## BEGIN INFORMATION SUPPLIED

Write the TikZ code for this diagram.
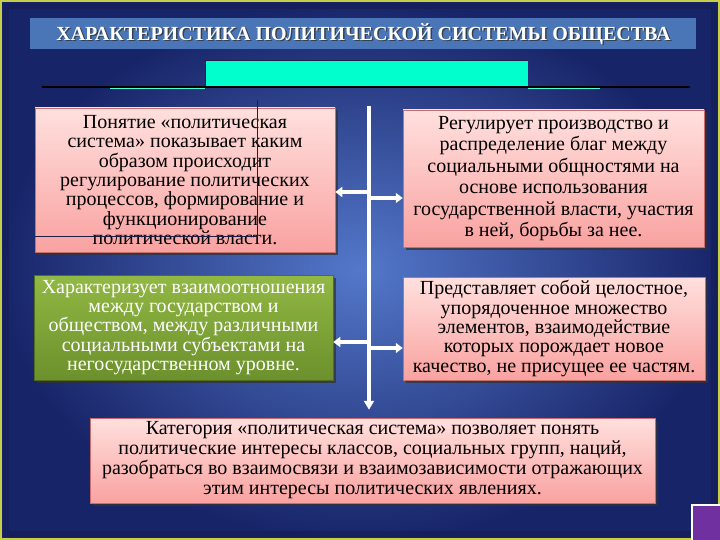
\documentclass[tikz,border=0pt]{standalone}
\usepackage{fontspec}
\setmainfont{Liberation Serif}
\usetikzlibrary{arrows.meta,shadows}
\definecolor{bgin}{RGB}{84,120,202}
\definecolor{bgout}{RGB}{24,36,104}
\definecolor{titlebar}{RGB}{74,118,184}
\definecolor{cyanbar}{RGB}{0,255,204}
\definecolor{pinktop}{RGB}{255,224,222}
\definecolor{pinkbot}{RGB}{249,162,160}
\definecolor{pinkedge}{RGB}{200,110,110}
\definecolor{greentop}{RGB}{146,184,68}
\definecolor{greenbot}{RGB}{108,144,44}
\definecolor{greenedge}{RGB}{80,110,30}
\definecolor{purplesq}{RGB}{112,48,160}
\definecolor{frameline}{RGB}{200,205,70}
\definecolor{artline}{RGB}{30,30,70}
\tikzset{
  boxbase/.style={rectangle, align=center, inner sep=1pt, font=\fontsize{20}{19.4}\selectfont,
    drop shadow={shadow xshift=2.5pt, shadow yshift=-2.5pt, opacity=0.75, fill=black!80}},
  pinkbox/.style={boxbase, top color=pinktop, bottom color=pinkbot, draw=pinkedge, line width=0.5pt, text=black},
  greenbox/.style={boxbase, top color=greentop, bottom color=greenbot, draw=greenedge, line width=0.5pt, text=white},
  whitearrow/.style={draw=white, line width=3.8pt, -{Triangle[width=10pt,length=7pt]}},
  spine/.style={draw=white, line width=3.5pt, -{Triangle[width=10pt,length=9pt]}}
}
\begin{document}
\begin{tikzpicture}[x=1pt,y=-1pt]
\useasboundingbox (0,0) rectangle (720,540);
% background
\shade[inner color=bgin, outer color=bgout] (0,0) rectangle (720,540);
\draw[bgout!80!black, line width=6pt, opacity=0.6] (6,6) rectangle (714,534);
\draw[frameline, line width=1.5pt] (1,1) rectangle (719,539);
% title bar
\fill[titlebar] (30,18) rectangle (696,49);
\node[font=\fontsize{20}{22}\bfseries, text=black!80, opacity=0.8] at (365,35.5) {ХАРАКТЕРИСТИКА ПОЛИТИЧЕСКОЙ СИСТЕМЫ ОБЩЕСТВА};
\node (title) [font=\fontsize{20}{22}\bfseries, text=white] at (363.5,34) {ХАРАКТЕРИСТИКА ПОЛИТИЧЕСКОЙ СИСТЕМЫ ОБЩЕСТВА};
% cyan bar and line
\fill[cyanbar] (205,60) rectangle (528,86);
\draw[artline, line width=0.6pt] (205,86) -- (205,60) -- (528,60);
\draw[cyanbar!70!white, line width=1pt] (110,89) -- (205,89);
\draw[cyanbar!70!white, line width=1pt] (528,89) -- (600,89);
\draw[black, line width=1.2pt] (42,87) -- (690,87);
% boxes
\node (L1) [pinkbox, minimum width=300pt, minimum height=144pt] at (185,180)
 {Понятие «политическая\\ система» показывает каким\\ образом происходит\\ регулирование политических\\ процессов, формирование и\\ функционирование\\ политической власти.};
\node (R1) [pinkbox, minimum width=301pt, minimum height=137pt, font=\fontsize{20}{21.4}\selectfont] at (553.5,178.5)
 {Регулирует производство и\\ распределение благ между\\ социальными общностями на\\ основе использования\\ государственной власти, участия\\ в ней, борьбы за нее.};
\node (L2) [greenbox, minimum width=299pt, minimum height=105pt] at (183.5,327.5)
 {Характеризует взаимоотношения\\ между государством и\\ обществом, между различными\\ социальными субъектами на\\ негосударственном уровне.};
\node (R2) [pinkbox, minimum width=302pt, minimum height=103pt] at (554,328.5)
 {Представляет собой целостное,\\ упорядоченное множество\\ элементов, взаимодействие\\ которых порождает новое\\ качество, не присущее ее частям.};
\node (B) [pinkbox, minimum width=565pt, minimum height=85pt, font=\fontsize{20}{20}\selectfont] at (372.5,460.5)
 {Категория «политическая система» позволяет понять\\ политические интересы классов, социальных групп, наций,\\ разобраться во взаимосвязи и взаимозависимости отражающих\\ этим интересы политических явлениях.};
% artifact lines in L1
\draw[artline, line width=0.6pt] (257,100) -- (257,236) -- (L1.west |- 0,236);
% spine and arrows
\coordinate (top) at (369,106);
\coordinate (s1) at (369,192);
\coordinate (s2) at (369,198);
\coordinate (s3) at (369,342);
\coordinate (s4) at (369,348);
\draw[spine, shorten >=8pt] (top) -- (top |- B.north);
\draw[whitearrow] (s1) -- (L1.east |- s1);
\draw[whitearrow] (s2) -- (R1.west |- s2);
\draw[whitearrow] (s3) -- (L2.east |- s3);
\draw[whitearrow] (s4) -- (R2.west |- s4);
% purple square
\fill[purplesq] (692,505) rectangle (720,540);
\draw[white, line width=1.2pt] (692,540) -- (692,505) -- (720,505);
\end{tikzpicture}
\end{document}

## END INFORMATION SUPPLIED

> [REQUIRED TASK] Pictures are excluded; output everything else in the data verbatim.

> [COMPLETED EXERCISE]
Write the TikZ code for this diagram.
\documentclass[tikz,border=0pt]{standalone}
\usepackage{fontspec}
\setmainfont{Liberation Serif}
\usetikzlibrary{arrows.meta,shadows}
\definecolor{bgin}{RGB}{84,120,202}
\definecolor{bgout}{RGB}{24,36,104}
\definecolor{titlebar}{RGB}{74,118,184}
\definecolor{cyanbar}{RGB}{0,255,204}
\definecolor{pinktop}{RGB}{255,224,222}
\definecolor{pinkbot}{RGB}{249,162,160}
\definecolor{pinkedge}{RGB}{200,110,110}
\definecolor{greentop}{RGB}{146,184,68}
\definecolor{greenbot}{RGB}{108,144,44}
\definecolor{greenedge}{RGB}{80,110,30}
\definecolor{purplesq}{RGB}{112,48,160}
\definecolor{frameline}{RGB}{200,205,70}
\definecolor{artline}{RGB}{30,30,70}
\tikzset{
  boxbase/.style={rectangle, align=center, inner sep=1pt, font=\fontsize{20}{19.4}\selectfont,
    drop shadow={shadow xshift=2.5pt, shadow yshift=-2.5pt, opacity=0.75, fill=black!80}},
  pinkbox/.style={boxbase, top color=pinktop, bottom color=pinkbot, draw=pinkedge, line width=0.5pt, text=black},
  greenbox/.style={boxbase, top color=greentop, bottom color=greenbot, draw=greenedge, line width=0.5pt, text=white},
  whitearrow/.style={draw=white, line width=3.8pt, -{Triangle[width=10pt,length=7pt]}},
  spine/.style={draw=white, line width=3.5pt, -{Triangle[width=10pt,length=9pt]}}
}
\begin{document}
\begin{tikzpicture}[x=1pt,y=-1pt]
\useasboundingbox (0,0) rectangle (720,540);
% background
\shade[inner color=bgin, outer color=bgout] (0,0) rectangle (720,540);
\draw[bgout!80!black, line width=6pt, opacity=0.6] (6,6) rectangle (714,534);
\draw[frameline, line width=1.5pt] (1,1) rectangle (719,539);
% title bar
\fill[titlebar] (30,18) rectangle (696,49);
\node[font=\fontsize{20}{22}\bfseries, text=black!80, opacity=0.8] at (365,35.5) {ХАРАКТЕРИСТИКА ПОЛИТИЧЕСКОЙ СИСТЕМЫ ОБЩЕСТВА};
\node (title) [font=\fontsize{20}{22}\bfseries, text=white] at (363.5,34) {ХАРАКТЕРИСТИКА ПОЛИТИЧЕСКОЙ СИСТЕМЫ ОБЩЕСТВА};
% cyan bar and line
\fill[cyanbar] (205,60) rectangle (528,86);
\draw[artline, line width=0.6pt] (205,86) -- (205,60) -- (528,60);
\draw[cyanbar!70!white, line width=1pt] (110,89) -- (205,89);
\draw[cyanbar!70!white, line width=1pt] (528,89) -- (600,89);
\draw[black, line width=1.2pt] (42,87) -- (690,87);
% boxes
\node (L1) [pinkbox, minimum width=300pt, minimum height=144pt] at (185,180)
 {Понятие «политическая\\ система» показывает каким\\ образом происходит\\ регулирование политических\\ процессов, формирование и\\ функционирование\\ политической власти.};
\node (R1) [pinkbox, minimum width=301pt, minimum height=137pt, font=\fontsize{20}{21.4}\selectfont] at (553.5,178.5)
 {Регулирует производство и\\ распределение благ между\\ социальными общностями на\\ основе использования\\ государственной власти, участия\\ в ней, борьбы за нее.};
\node (L2) [greenbox, minimum width=299pt, minimum height=105pt] at (183.5,327.5)
 {Характеризует взаимоотношения\\ между государством и\\ обществом, между различными\\ социальными субъектами на\\ негосударственном уровне.};
\node (R2) [pinkbox, minimum width=302pt, minimum height=103pt] at (554,328.5)
 {Представляет собой целостное,\\ упорядоченное множество\\ элементов, взаимодействие\\ которых порождает новое\\ качество, не присущее ее частям.};
\node (B) [pinkbox, minimum width=565pt, minimum height=85pt, font=\fontsize{20}{20}\selectfont] at (372.5,460.5)
 {Категория «политическая система» позволяет понять\\ политические интересы классов, социальных групп, наций,\\ разобраться во взаимосвязи и взаимозависимости отражающих\\ этим интересы политических явлениях.};
% artifact lines in L1
\draw[artline, line width=0.6pt] (257,100) -- (257,236) -- (L1.west |- 0,236);
% spine and arrows
\coordinate (top) at (369,106);
\coordinate (s1) at (369,192);
\coordinate (s2) at (369,198);
\coordinate (s3) at (369,342);
\coordinate (s4) at (369,348);
\draw[spine, shorten >=8pt] (top) -- (top |- B.north);
\draw[whitearrow] (s1) -- (L1.east |- s1);
\draw[whitearrow] (s2) -- (R1.west |- s2);
\draw[whitearrow] (s3) -- (L2.east |- s3);
\draw[whitearrow] (s4) -- (R2.west |- s4);
% purple square
\fill[purplesq] (692,505) rectangle (720,540);
\draw[white, line width=1.2pt] (692,540) -- (692,505) -- (720,505);
\end{tikzpicture}
\end{document}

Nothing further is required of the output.